#hypertext

The Death of Hypertext?

Hypertext.” When I was a college student, I was obsessed with the idea that, some day, we would all be creating and consuming information—not just information, but literature—via portable devices like cell phones, when the hyperlink might become as central to reading and writing as the sentence. Since then, that day has come and gone. There are millions of people out there sporting an iPhone, an Android, a Kindle, an iPad, a netbook, a tablet, what-have-you. This year alone, there has been a doubling of the number of people who e-readers and tablet computers. Since then, nearly everyone I know can communicate with nearly everyone else I know, simply by pasting a hyperlink, sometimes without adding any additional information at all. By all accounts, this seems to be the moment I was waiting for.

On the other hand, I’ve just encountered two accounts that wonder about “why the book’s future never happened” and “the problem of how hypertext poems composed in the late 1990s have aged” by Paul Laforge and Benjamin Paloff, respectively.

What happened?

These two accounts differ in their approaches to that question, but they both agree pretty closely on the problem.

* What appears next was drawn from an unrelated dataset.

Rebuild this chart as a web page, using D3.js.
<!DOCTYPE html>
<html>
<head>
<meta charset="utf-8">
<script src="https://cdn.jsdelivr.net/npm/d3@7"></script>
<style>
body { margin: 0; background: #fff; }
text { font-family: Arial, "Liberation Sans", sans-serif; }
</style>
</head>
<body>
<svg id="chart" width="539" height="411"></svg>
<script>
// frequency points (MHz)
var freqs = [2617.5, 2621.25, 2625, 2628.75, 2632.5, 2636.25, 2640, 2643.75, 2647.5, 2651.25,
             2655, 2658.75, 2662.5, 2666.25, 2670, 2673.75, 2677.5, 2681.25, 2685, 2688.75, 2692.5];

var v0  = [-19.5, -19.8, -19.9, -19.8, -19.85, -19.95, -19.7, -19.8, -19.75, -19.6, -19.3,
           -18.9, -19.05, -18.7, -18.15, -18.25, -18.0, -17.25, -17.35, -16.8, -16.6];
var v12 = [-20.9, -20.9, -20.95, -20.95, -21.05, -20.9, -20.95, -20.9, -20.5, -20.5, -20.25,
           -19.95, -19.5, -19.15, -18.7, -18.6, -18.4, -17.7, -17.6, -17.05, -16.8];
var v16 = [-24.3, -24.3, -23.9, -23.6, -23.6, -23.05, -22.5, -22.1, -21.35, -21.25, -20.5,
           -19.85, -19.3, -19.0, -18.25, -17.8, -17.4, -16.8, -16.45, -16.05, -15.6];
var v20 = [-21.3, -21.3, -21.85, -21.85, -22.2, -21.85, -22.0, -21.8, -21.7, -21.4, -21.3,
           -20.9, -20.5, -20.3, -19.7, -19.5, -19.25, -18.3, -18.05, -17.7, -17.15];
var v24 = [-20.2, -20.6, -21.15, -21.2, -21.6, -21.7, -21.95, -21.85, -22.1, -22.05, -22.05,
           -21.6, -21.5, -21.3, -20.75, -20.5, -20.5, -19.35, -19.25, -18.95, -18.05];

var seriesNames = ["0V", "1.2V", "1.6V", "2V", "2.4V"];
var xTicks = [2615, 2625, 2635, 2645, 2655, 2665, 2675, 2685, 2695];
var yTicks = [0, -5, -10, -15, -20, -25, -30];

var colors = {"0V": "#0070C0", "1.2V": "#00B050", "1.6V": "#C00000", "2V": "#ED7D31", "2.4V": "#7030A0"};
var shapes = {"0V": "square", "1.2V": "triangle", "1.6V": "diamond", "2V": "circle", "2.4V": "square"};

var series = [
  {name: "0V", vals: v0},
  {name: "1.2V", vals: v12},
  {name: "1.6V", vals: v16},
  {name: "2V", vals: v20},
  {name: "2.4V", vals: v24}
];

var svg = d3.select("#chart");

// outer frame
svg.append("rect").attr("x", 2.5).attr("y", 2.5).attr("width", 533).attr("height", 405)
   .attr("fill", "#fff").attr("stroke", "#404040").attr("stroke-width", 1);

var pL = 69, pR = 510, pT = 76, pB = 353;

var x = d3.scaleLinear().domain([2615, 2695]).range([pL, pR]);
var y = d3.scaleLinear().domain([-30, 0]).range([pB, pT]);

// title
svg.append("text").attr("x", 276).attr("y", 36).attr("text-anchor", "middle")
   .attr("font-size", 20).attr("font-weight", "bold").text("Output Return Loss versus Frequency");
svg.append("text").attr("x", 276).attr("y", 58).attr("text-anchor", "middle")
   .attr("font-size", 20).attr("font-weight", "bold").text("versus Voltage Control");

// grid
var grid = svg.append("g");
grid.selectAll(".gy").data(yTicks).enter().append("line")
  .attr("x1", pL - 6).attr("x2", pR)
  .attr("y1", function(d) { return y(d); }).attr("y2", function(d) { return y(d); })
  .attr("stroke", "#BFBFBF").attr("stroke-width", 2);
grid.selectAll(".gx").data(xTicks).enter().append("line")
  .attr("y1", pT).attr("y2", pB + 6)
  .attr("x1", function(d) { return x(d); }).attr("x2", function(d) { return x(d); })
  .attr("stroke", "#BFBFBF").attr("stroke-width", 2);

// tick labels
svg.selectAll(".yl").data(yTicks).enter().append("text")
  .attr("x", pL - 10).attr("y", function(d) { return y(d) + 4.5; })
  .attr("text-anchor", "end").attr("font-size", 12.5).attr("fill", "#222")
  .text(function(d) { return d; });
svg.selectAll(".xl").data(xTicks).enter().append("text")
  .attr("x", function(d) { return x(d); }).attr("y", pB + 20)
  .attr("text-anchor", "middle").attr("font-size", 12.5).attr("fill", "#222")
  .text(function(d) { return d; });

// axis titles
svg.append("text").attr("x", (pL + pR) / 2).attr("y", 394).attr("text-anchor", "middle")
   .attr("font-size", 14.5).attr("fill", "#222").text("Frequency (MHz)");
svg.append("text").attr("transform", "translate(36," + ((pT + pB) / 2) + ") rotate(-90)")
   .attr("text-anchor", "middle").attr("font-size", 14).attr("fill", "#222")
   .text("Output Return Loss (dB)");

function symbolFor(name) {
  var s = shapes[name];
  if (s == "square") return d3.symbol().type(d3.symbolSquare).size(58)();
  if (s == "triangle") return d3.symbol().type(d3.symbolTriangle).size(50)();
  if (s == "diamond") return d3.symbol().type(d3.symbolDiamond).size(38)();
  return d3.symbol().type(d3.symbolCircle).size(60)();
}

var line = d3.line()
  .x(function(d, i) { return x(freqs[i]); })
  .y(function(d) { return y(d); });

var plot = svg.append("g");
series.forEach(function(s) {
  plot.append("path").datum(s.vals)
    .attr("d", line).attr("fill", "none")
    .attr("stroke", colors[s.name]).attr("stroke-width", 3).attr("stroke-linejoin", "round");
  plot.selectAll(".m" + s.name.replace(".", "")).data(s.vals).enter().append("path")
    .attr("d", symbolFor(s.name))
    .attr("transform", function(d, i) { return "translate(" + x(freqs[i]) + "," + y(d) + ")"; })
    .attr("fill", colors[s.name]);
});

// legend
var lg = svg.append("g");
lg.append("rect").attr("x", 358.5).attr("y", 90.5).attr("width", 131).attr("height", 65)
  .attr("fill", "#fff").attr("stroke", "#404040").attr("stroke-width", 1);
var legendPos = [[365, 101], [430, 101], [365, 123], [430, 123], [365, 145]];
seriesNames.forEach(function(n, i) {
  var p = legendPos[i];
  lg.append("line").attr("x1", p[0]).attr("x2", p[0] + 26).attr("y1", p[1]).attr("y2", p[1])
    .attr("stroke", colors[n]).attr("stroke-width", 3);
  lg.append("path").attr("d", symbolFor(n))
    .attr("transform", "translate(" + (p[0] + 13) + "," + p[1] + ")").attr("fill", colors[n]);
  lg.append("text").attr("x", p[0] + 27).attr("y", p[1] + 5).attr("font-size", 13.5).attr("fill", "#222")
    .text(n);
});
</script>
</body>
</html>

"hypertext fiction is in a tough place now. Born into a world that wasn't quite ready for it, and encumbered with lousy technology and user-hostile interface design, it got a bad reputation, at least outside of specialized reading circles. At the same time, it's impossibly hard to create, one of the only modes of fiction I know of which is more demanding than the novel. (And then add to that the need to create a user interface, and maybe a content-management system, and is it going to be an app? Suddenly your antidepressants aren't nearly strong enough to get you out of bed.)" — Paul Laforge
"The paradox of this proliferation of online information is that, while by no means immune to decay, the information is quickly superseded by new dispatches, which in turn accelerates its aging. As we have seen, a book of poems published on acid-free paper in 1997 can easily look like a book published in 2011; in the United States, it is not uncommon for a book to go through multiple printings with little or no change in design. But a hypertext poem coded in 1997 shows its age almost immediately, whether because its design elements reflect earlier stages of a rapidly changing programming environment, or perhaps because the coding requires now-obsolete software." Benjamin Paloff

If the world doesn’t yet have a strong, ongoing body of hypertext literature, could it be because the idea was born before the widespread popularity of web standards? Are the early hypertexts akin to the early attempts at bookmaking, and so will hypertext literature require an element of conservation science in order to survive? Will it be transcribed or upgraded, the way the ancient writing was transcribed from scroll, to manuscript, to book, to database? (Would cloud-based bookstores prove to be the dawn of a new dark age once the power goes out?)

I’m asking many questions here. I don’t propose to answer any of them here, merely to invite conversation.

Is hypertext literature dead? I don’t think so, but I do think it is ready for its “web 2.0” moment, wherein it becomes something easier to do, something everyone can enjoy. I think it might also help to consider the idea broadly, because in many ways it has caught on, and it isn’t aging, if the idea is allowed to include: video games, blogs, net art… the socially-networked/narrated identities of millions of people. I suppose it is possible that the Web 2.0 moment IS the hypertext literature moment. If that’s the case, then there’s just one troubling thing, as Laforge points out:

"And then ... nothing happened. The Wikipedia entry for hypertext fiction lists no works published after 2001, and although Wikipedia isn't the final word on anything, you have to think, if someone had written a hypertext fiction, this is where they'd want to tell you about it. The form's seeming demise is puzzling..."

(Update: as it turns out, the authors of hypertext fiction don’t seem to use Wikipedia “to tell you about it”. Instead, these authors use things like conferences of the Modern Language Association, a large and growing database of electronic literature sponsored by the National Endowment for the Humanities, and a series of anthologies published by the Electronic Literature Organization at MIT. So, the work is out there, if you know where toTlook.)

Maybe it’s just that “hypertext fiction” is the wrong search query. Let’s try another one, which yields some very familiar-looking results. Let’s try “conceptual literature” instead:

"With the rise of the Web, writing has met its photography. By that, I mean that writing has encountered a situation similar to that of painting upon the invention of photography, a technology so much better at doing what the art form had been trying to do that, to survive, the field had to alter its course radically." — Kenneth Goldsmith

The time might be right, after all. I agree with Laforge’s conclusion, “I believe that the promise of hypertext fiction is worth pursuing, even now, or maybe especially now.”

That pursuit: what should it look like, now?